** START OF Source material **

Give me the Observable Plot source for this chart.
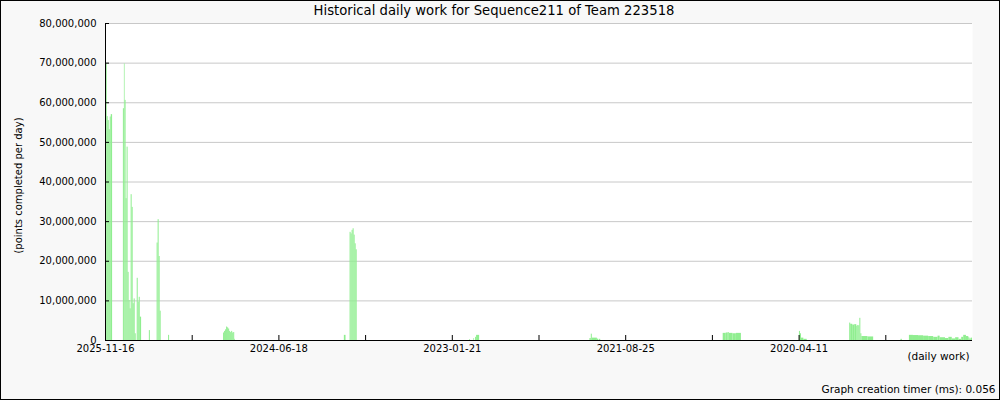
<!DOCTYPE html>
<html>
<head>
<meta charset="utf-8">
<script src="https://cdn.jsdelivr.net/npm/d3@7"></script>
<script src="https://cdn.jsdelivr.net/npm/@observablehq/plot@0.6"></script>
<style>
  html, body { margin: 0; padding: 0; background: #f8f8f8; }
  #wrap { position: relative; width: 1000px; height: 400px; }
  #border { position: absolute; left: 0; top: 0; width: 1000px; height: 400px; box-sizing: border-box; border: 1px solid #000; pointer-events: none; }
</style>
</head>
<body>
<div id="wrap"><div id="chart"></div><div id="border"></div></div>
<script>
// Days counted back from 2025-11-16 (index of daily data point)
const runStart = [2,5,8,11,14,17, 53,56,58,61,64,67,70,73,76,79,82,85,88,94,97,100,103, 130, 153,156,159,162, 187,
  350,353,356,359,362,365,368,371,374,377,380,383, 708,725,728,731,734,737,740,743,
  1079,1092,1097,1100, 1436,1440,1443,1458,1464, 1831,1840,1846,1849,1860,1870,
  2057,2060,2063,2070, 2206,2209,2215,2221,2227,2230,2233,2236,2239,2242,2260,
  2358,2383,2395,2410,2425,2440,2455,2468,2474,2490,2500,2510,2520,2530,2538,2544,2552,2559,2562,2566];
const runEnd = [5,8,11,14,17,21, 56,58,61,64,67,70,73,76,79,82,85,88,91,97,100,103,107, 133, 156,159,162,165, 190,
  353,356,359,362,365,368,371,374,377,380,383,385, 713,728,731,734,737,740,743,746,
  1081,1094,1100,1109, 1440,1443,1458,1462,1468, 1840,1846,1849,1860,1870,1885,
  2060,2063,2070,2080, 2209,2215,2221,2227,2230,2233,2236,2239,2242,2260,2277,
  2362,2395,2410,2425,2440,2455,2468,2474,2490,2500,2510,2520,2530,2538,2544,2552,2559,2562,2566,2570];
const runMillions = [69.8,56.5,55.5,53.2,56.4,57.0, 58.5,69.8,60.6,35.8,48.8,17.2,10.1,8.0,36.8,33.6,9.3,10.5,1.7,15.7,9.7,10.9,5.9, 2.5, 24.6,30.5,21.2,7.4, 1.3,
  1.9,2.3,2.7,3.4,3.2,2.9,2.3,2.0,2.3,1.9,2.0,0.3, 1.3,27.3,26.9,27.8,28.2,26.6,24.4,22.9,
  0.25,0.5,0.8,1.3, 0.5,1.6,0.6,0.35,0.3, 1.8,1.9,2.0,1.8,1.7,1.8,
  2.3,1.7,0.6,0.3, 4.4,4.1,3.9,4.0,3.6,3.8,3.7,5.6,1.7,1.0,0.9,
  0.3,1.3,1.25,1.2,1.1,1.0,0.8,1.1,0.7,0.5,0.8,0.4,0.7,0.3,0.8,1.3,1.0,0.7,0.4,0.6];

const xTickDays = [0,257,514,771,1028,1285,1542,1799,2056,2313];
const xTickLabels = ["2025-11-16","","2024-06-18","","2023-01-21","","2021-08-25","","2020-04-11",""];
const yTicks = [0,10e6,20e6,30e6,40e6,50e6,60e6,70e6,80e6];

const titleText = "Historical daily work for Sequence211 of Team 223518";
const yLabelText = "(points completed per day)";
const xLabelText = "(daily work)";
const footerText = "Graph creation timer (ms): 0.056";

const runs = runStart.map((s, i) => ({from: s, to: runEnd[i], value: runMillions[i] * 1e6}));
const fmt = d3.format(",");
const font = "DejaVu Sans, sans-serif";

const chart = Plot.plot({
  width: 1000,
  height: 400,
  marginLeft: 105,
  marginRight: 28,
  marginTop: 23,
  marginBottom: 60,
  style: {background: "#f8f8f8", fontFamily: font, fontSize: "10px", color: "#000", overflow: "visible"},
  x: {type: "linear", domain: [0, 2570], axis: null},
  y: {domain: [0, 80e6], axis: null},
  marks: [
    Plot.frame({fill: "white", stroke: "none"}),
    Plot.gridY(yTicks, {stroke: "#c8c8c8", strokeOpacity: 1}),
    Plot.rectY(runs, {x1: "from", x2: "to", y: "value", fill: "#90ee90", inset: 0}),
    Plot.axisY(yTicks, {anchor: "left", label: null, tickSize: -4, tickPadding: 13, tickFormat: fmt, stroke: "#000", fill: "#000", fontSize: 10}),
    Plot.axisX(xTickDays, {anchor: "bottom", label: null, tickSize: -5, tickPadding: 9, tickFormat: (d, i) => xTickLabels[i], stroke: "#000", fill: "#000", fontSize: 10}),
    Plot.ruleX([0], {stroke: "#000"}),
    Plot.ruleY([0], {stroke: "#000"}),
    Plot.text([titleText], {text: d => d, frameAnchor: "top", dx: -45, dy: -13, fontSize: 13.2, fill: "#000", lineAnchor: "middle"}),
    Plot.text([yLabelText], {text: d => d, frameAnchor: "left", textAnchor: "middle", lineAnchor: "middle", rotate: -90, dx: -87, dy: 3.5, fontSize: 10, fill: "#000"}),
    Plot.text([xLabelText], {text: d => d, frameAnchor: "bottom-right", textAnchor: "end", dx: -3, dy: 19, fontSize: 10.5, fill: "#000"}),
    Plot.text([footerText], {text: d => d, frameAnchor: "bottom-right", textAnchor: "end", dx: 23, dy: 52.5, fontSize: 10.5, fill: "#000"})
  ]
});
document.getElementById("chart").appendChild(chart);
</script>
</body>
</html>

** END OF Source material **

Write out the material above once more, exactly as it reads, with no pictures.

Reply to the exercise:
Give me the Observable Plot source for this chart.
<!DOCTYPE html>
<html>
<head>
<meta charset="utf-8">
<script src="https://cdn.jsdelivr.net/npm/d3@7"></script>
<script src="https://cdn.jsdelivr.net/npm/@observablehq/plot@0.6"></script>
<style>
  html, body { margin: 0; padding: 0; background: #f8f8f8; }
  #wrap { position: relative; width: 1000px; height: 400px; }
  #border { position: absolute; left: 0; top: 0; width: 1000px; height: 400px; box-sizing: border-box; border: 1px solid #000; pointer-events: none; }
</style>
</head>
<body>
<div id="wrap"><div id="chart"></div><div id="border"></div></div>
<script>
// Days counted back from 2025-11-16 (index of daily data point)
const runStart = [2,5,8,11,14,17, 53,56,58,61,64,67,70,73,76,79,82,85,88,94,97,100,103, 130, 153,156,159,162, 187,
  350,353,356,359,362,365,368,371,374,377,380,383, 708,725,728,731,734,737,740,743,
  1079,1092,1097,1100, 1436,1440,1443,1458,1464, 1831,1840,1846,1849,1860,1870,
  2057,2060,2063,2070, 2206,2209,2215,2221,2227,2230,2233,2236,2239,2242,2260,
  2358,2383,2395,2410,2425,2440,2455,2468,2474,2490,2500,2510,2520,2530,2538,2544,2552,2559,2562,2566];
const runEnd = [5,8,11,14,17,21, 56,58,61,64,67,70,73,76,79,82,85,88,91,97,100,103,107, 133, 156,159,162,165, 190,
  353,356,359,362,365,368,371,374,377,380,383,385, 713,728,731,734,737,740,743,746,
  1081,1094,1100,1109, 1440,1443,1458,1462,1468, 1840,1846,1849,1860,1870,1885,
  2060,2063,2070,2080, 2209,2215,2221,2227,2230,2233,2236,2239,2242,2260,2277,
  2362,2395,2410,2425,2440,2455,2468,2474,2490,2500,2510,2520,2530,2538,2544,2552,2559,2562,2566,2570];
const runMillions = [69.8,56.5,55.5,53.2,56.4,57.0, 58.5,69.8,60.6,35.8,48.8,17.2,10.1,8.0,36.8,33.6,9.3,10.5,1.7,15.7,9.7,10.9,5.9, 2.5, 24.6,30.5,21.2,7.4, 1.3,
  1.9,2.3,2.7,3.4,3.2,2.9,2.3,2.0,2.3,1.9,2.0,0.3, 1.3,27.3,26.9,27.8,28.2,26.6,24.4,22.9,
  0.25,0.5,0.8,1.3, 0.5,1.6,0.6,0.35,0.3, 1.8,1.9,2.0,1.8,1.7,1.8,
  2.3,1.7,0.6,0.3, 4.4,4.1,3.9,4.0,3.6,3.8,3.7,5.6,1.7,1.0,0.9,
  0.3,1.3,1.25,1.2,1.1,1.0,0.8,1.1,0.7,0.5,0.8,0.4,0.7,0.3,0.8,1.3,1.0,0.7,0.4,0.6];

const xTickDays = [0,257,514,771,1028,1285,1542,1799,2056,2313];
const xTickLabels = ["2025-11-16","","2024-06-18","","2023-01-21","","2021-08-25","","2020-04-11",""];
const yTicks = [0,10e6,20e6,30e6,40e6,50e6,60e6,70e6,80e6];

const titleText = "Historical daily work for Sequence211 of Team 223518";
const yLabelText = "(points completed per day)";
const xLabelText = "(daily work)";
const footerText = "Graph creation timer (ms): 0.056";

const runs = runStart.map((s, i) => ({from: s, to: runEnd[i], value: runMillions[i] * 1e6}));
const fmt = d3.format(",");
const font = "DejaVu Sans, sans-serif";

const chart = Plot.plot({
  width: 1000,
  height: 400,
  marginLeft: 105,
  marginRight: 28,
  marginTop: 23,
  marginBottom: 60,
  style: {background: "#f8f8f8", fontFamily: font, fontSize: "10px", color: "#000", overflow: "visible"},
  x: {type: "linear", domain: [0, 2570], axis: null},
  y: {domain: [0, 80e6], axis: null},
  marks: [
    Plot.frame({fill: "white", stroke: "none"}),
    Plot.gridY(yTicks, {stroke: "#c8c8c8", strokeOpacity: 1}),
    Plot.rectY(runs, {x1: "from", x2: "to", y: "value", fill: "#90ee90", inset: 0}),
    Plot.axisY(yTicks, {anchor: "left", label: null, tickSize: -4, tickPadding: 13, tickFormat: fmt, stroke: "#000", fill: "#000", fontSize: 10}),
    Plot.axisX(xTickDays, {anchor: "bottom", label: null, tickSize: -5, tickPadding: 9, tickFormat: (d, i) => xTickLabels[i], stroke: "#000", fill: "#000", fontSize: 10}),
    Plot.ruleX([0], {stroke: "#000"}),
    Plot.ruleY([0], {stroke: "#000"}),
    Plot.text([titleText], {text: d => d, frameAnchor: "top", dx: -45, dy: -13, fontSize: 13.2, fill: "#000", lineAnchor: "middle"}),
    Plot.text([yLabelText], {text: d => d, frameAnchor: "left", textAnchor: "middle", lineAnchor: "middle", rotate: -90, dx: -87, dy: 3.5, fontSize: 10, fill: "#000"}),
    Plot.text([xLabelText], {text: d => d, frameAnchor: "bottom-right", textAnchor: "end", dx: -3, dy: 19, fontSize: 10.5, fill: "#000"}),
    Plot.text([footerText], {text: d => d, frameAnchor: "bottom-right", textAnchor: "end", dx: 23, dy: 52.5, fontSize: 10.5, fill: "#000"})
  ]
});
document.getElementById("chart").appendChild(chart);
</script>
</body>
</html>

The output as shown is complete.